ATK, Orbital Sciences Merger Approved By Shareholders

ATK_LogoShareholders of Alliant Techsystems (ATK) and Orbital Sciences Corporation overwhelmingly approved the mergers of the two companies in separate meetings on Tuesday.

In a statement, ATK said approximately 97 percent of the votes cast were in favor of the merger, representing approximately 77 percent of the total outstanding shares of the company’s common stock. Orbital said approximately 99 percent of the votes cast were in favor, representing approximately 85 percent of outstanding shares.

“Today, Orbital’s stockholders endorsed the proposed merger with ATK’s Aerospace and Defense Groups by voting strongly in favor of the transaction, as did ATK shareholders at a separate special meeting also held earlier today,” said Mr. David W. Thompson, Orbital’s Chairman and Chief Executive Officer. “We are now on a clear path to completing the merger and beginning operations of Orbital ATK two weeks from today.”

The merger will combine Orbital Sciences with ATK’s Aerospace and Defense Groups. ATK will spin off its Sporting Group into Vista Outdoor Inc. In a statement, ATK said the spinoff and merger will be done as follows:

On the closing date, ATK stockholders as of the close of business on February 2, 2015, the record date for the distribution, will receive two shares of Vista Outdoor common stock for every one share of ATK common stock they hold on the record date. As a result, on the closing date, ATK stockholders will own 100 percent of Vista Outdoor. Beginning on February 10, 2015, shares of Vista Outdoor common stock will trade under the ticker symbol “VSTO” on the New York Stock Exchange (NYSE). The spin-off will be immediately followed by the merger.
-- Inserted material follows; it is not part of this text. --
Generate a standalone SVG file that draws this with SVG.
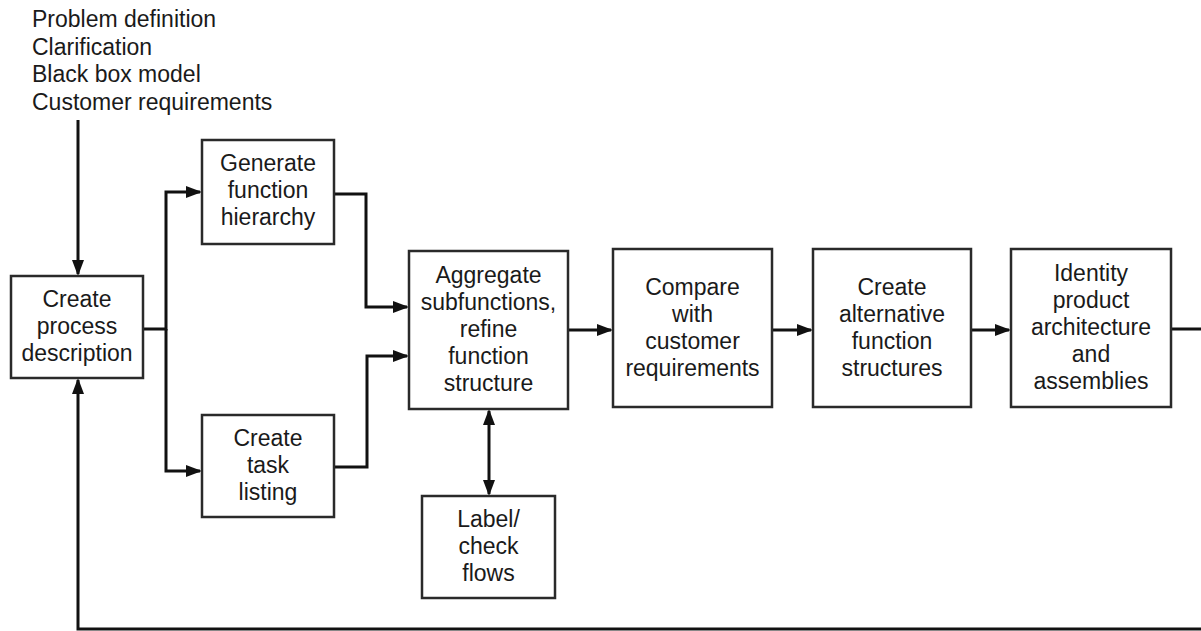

In connection with the merger, Orbital shareholders will receive 0.449 shares of ATK common stock for each share of Orbital common stock that they hold. As a result, on the closing date, ATK shareholders will own approximately 53.8 percent of the combined company on a fully diluted basis and Orbital shareholders will own the remaining approximately 46.2 percent of the combined company on a fully diluted basis. Following closing, ATK will be renamed Orbital ATK, Inc. and, beginning on February 10, shares of Orbital ATK common stock will trade under the new ticker symbol “OA” on the NYSE.

“We are very pleased with the resounding approval from our stockholders,” said Mark DeYoung, ATK President and Chief Executive Officer (CEO) and future Chairman and CEO for Vista Outdoor. “The affirmation and confidence from our investors support the vision to create two strong, independent companies with leadership in their core markets. I want to thank our stockholders for their support of this vision and strategy. The favorable shareholder vote allows us to now move forward and finalize this transformational and value-creating transaction. We anticipate closing both the spin-off and the merger on February 9.”